> Objective
Please write the listing below out again exactly, leaving every picture behind.
'''
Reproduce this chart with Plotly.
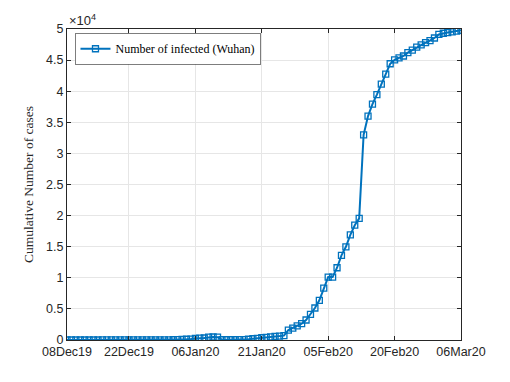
import pandas as pd
import plotly.graph_objects as go

start_date = "2019-12-08"
end_date = "2020-03-06"

# Cumulative cases, one value per day from 08Dec19 to 06Mar20
cases = [
    # Dec 8 - Dec 31
    1, 1, 1, 2, 2, 3, 3, 4, 5, 5, 6, 7, 8, 9, 10, 12, 13, 15, 16, 18, 20, 22, 25, 27,
    # Jan 1 - Jan 17
    44, 59, 80, 120, 150, 250, 300, 320, 450, 480, 450, 41, 41, 41, 41, 45, 62,
    # Jan 18 - Jan 31
    121, 198, 258, 363, 425, 495, 572, 618, 698, 1590, 1905, 2261, 2639, 3215,
    # Feb 1 - Feb 29
    4109, 5142, 6384, 8351, 10117, 10117, 11618, 13603, 14982, 16902, 18454, 19558,
    32994, 35991, 37914, 39462, 41152, 42752, 44412, 45027, 45346, 45660, 46201,
    46607, 47071, 47441, 47824, 48137, 48557,
    # Mar 1 - Mar 6
    49122, 49315, 49426, 49540, 49671, 49797,
]

x_tick_dates = ["2019-12-08", "2019-12-22", "2020-01-06", "2020-01-21",
                "2020-02-05", "2020-02-20", "2020-03-06"]
x_tick_labels = ["08Dec19", "22Dec19", "06Jan20", "21Jan20",
                 "05Feb20", "20Feb20", "06Mar20"]
y_tick_vals = [0, 5000, 10000, 15000, 20000, 25000, 30000, 35000, 40000, 45000, 50000]
y_tick_labels = ["0", "0.5", "1", "1.5", "2", "2.5", "3", "3.5", "4", "4.5", "5"]

dates = pd.date_range(start_date, end_date, freq="D")

blue = "#0072BD"
axis_col = "#262626"
grid_col = "#e6e6e6"
sans = "Liberation Sans, Arial, sans-serif"
serif = "Liberation Serif, Times New Roman, serif"

fig = go.Figure()
fig.add_trace(go.Scatter(
    x=dates, y=cases, mode="lines+markers",
    name="Number of infected (Wuhan)",
    line=dict(color=blue, width=2),
    marker=dict(symbol="square-open", size=6, color=blue, line=dict(width=1.3, color=blue)),
))

axis_common = dict(
    showline=True, linecolor=axis_col, linewidth=1, mirror="ticks",
    ticks="inside", ticklen=4, tickcolor=axis_col,
    showgrid=True, gridcolor=grid_col, gridwidth=1, zeroline=False,
    tickfont=dict(family=sans, size=12.5, color=axis_col),
)

fig.update_xaxes(
    range=[pd.Timestamp(start_date), pd.Timestamp(end_date)],
    tickvals=pd.to_datetime(x_tick_dates), ticktext=x_tick_labels,
    **axis_common,
)
fig.update_yaxes(
    range=[0, 50000], tickvals=y_tick_vals, ticktext=y_tick_labels,
    title=dict(text="Cumulative Number of cases", font=dict(family=serif, size=13.5, color=axis_col), standoff=9),
    **axis_common,
)

fig.add_annotation(
    x=0, y=1, xref="paper", yref="paper", xanchor="left", yanchor="bottom",
    text="×10<sup>4</sup>", showarrow=False, yshift=-1,
    font=dict(family=sans, size=13, color=axis_col),
)

# page body has an 8px margin; shrink the figure so the plot area lands where the reference has it
fig.update_layout(
    width=502, height=374,
    margin=dict(l=59, r=49, t=21, b=42),
    paper_bgcolor="white", plot_bgcolor="white",
    showlegend=True,
    legend=dict(
        x=0.02, y=0.985, xanchor="left", yanchor="top",
        bgcolor="white", bordercolor=axis_col, borderwidth=0.6,
        font=dict(family=serif, size=12, color="black"),
        tracegroupgap=0,
    ),
)

fig.write_html("out.html")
'''
> Finished task
Reproduce this chart with Plotly.
import pandas as pd
import plotly.graph_objects as go

start_date = "2019-12-08"
end_date = "2020-03-06"

# Cumulative cases, one value per day from 08Dec19 to 06Mar20
cases = [
    # Dec 8 - Dec 31
    1, 1, 1, 2, 2, 3, 3, 4, 5, 5, 6, 7, 8, 9, 10, 12, 13, 15, 16, 18, 20, 22, 25, 27,
    # Jan 1 - Jan 17
    44, 59, 80, 120, 150, 250, 300, 320, 450, 480, 450, 41, 41, 41, 41, 45, 62,
    # Jan 18 - Jan 31
    121, 198, 258, 363, 425, 495, 572, 618, 698, 1590, 1905, 2261, 2639, 3215,
    # Feb 1 - Feb 29
    4109, 5142, 6384, 8351, 10117, 10117, 11618, 13603, 14982, 16902, 18454, 19558,
    32994, 35991, 37914, 39462, 41152, 42752, 44412, 45027, 45346, 45660, 46201,
    46607, 47071, 47441, 47824, 48137, 48557,
    # Mar 1 - Mar 6
    49122, 49315, 49426, 49540, 49671, 49797,
]

x_tick_dates = ["2019-12-08", "2019-12-22", "2020-01-06", "2020-01-21",
                "2020-02-05", "2020-02-20", "2020-03-06"]
x_tick_labels = ["08Dec19", "22Dec19", "06Jan20", "21Jan20",
                 "05Feb20", "20Feb20", "06Mar20"]
y_tick_vals = [0, 5000, 10000, 15000, 20000, 25000, 30000, 35000, 40000, 45000, 50000]
y_tick_labels = ["0", "0.5", "1", "1.5", "2", "2.5", "3", "3.5", "4", "4.5", "5"]

dates = pd.date_range(start_date, end_date, freq="D")

blue = "#0072BD"
axis_col = "#262626"
grid_col = "#e6e6e6"
sans = "Liberation Sans, Arial, sans-serif"
serif = "Liberation Serif, Times New Roman, serif"

fig = go.Figure()
fig.add_trace(go.Scatter(
    x=dates, y=cases, mode="lines+markers",
    name="Number of infected (Wuhan)",
    line=dict(color=blue, width=2),
    marker=dict(symbol="square-open", size=6, color=blue, line=dict(width=1.3, color=blue)),
))

axis_common = dict(
    showline=True, linecolor=axis_col, linewidth=1, mirror="ticks",
    ticks="inside", ticklen=4, tickcolor=axis_col,
    showgrid=True, gridcolor=grid_col, gridwidth=1, zeroline=False,
    tickfont=dict(family=sans, size=12.5, color=axis_col),
)

fig.update_xaxes(
    range=[pd.Timestamp(start_date), pd.Timestamp(end_date)],
    tickvals=pd.to_datetime(x_tick_dates), ticktext=x_tick_labels,
    **axis_common,
)
fig.update_yaxes(
    range=[0, 50000], tickvals=y_tick_vals, ticktext=y_tick_labels,
    title=dict(text="Cumulative Number of cases", font=dict(family=serif, size=13.5, color=axis_col), standoff=9),
    **axis_common,
)

fig.add_annotation(
    x=0, y=1, xref="paper", yref="paper", xanchor="left", yanchor="bottom",
    text="×10<sup>4</sup>", showarrow=False, yshift=-1,
    font=dict(family=sans, size=13, color=axis_col),
)

# page body has an 8px margin; shrink the figure so the plot area lands where the reference has it
fig.update_layout(
    width=502, height=374,
    margin=dict(l=59, r=49, t=21, b=42),
    paper_bgcolor="white", plot_bgcolor="white",
    showlegend=True,
    legend=dict(
        x=0.02, y=0.985, xanchor="left", yanchor="top",
        bgcolor="white", bordercolor=axis_col, borderwidth=0.6,
        font=dict(family=serif, size=12, color="black"),
        tracegroupgap=0,
    ),
)

fig.write_html("out.html")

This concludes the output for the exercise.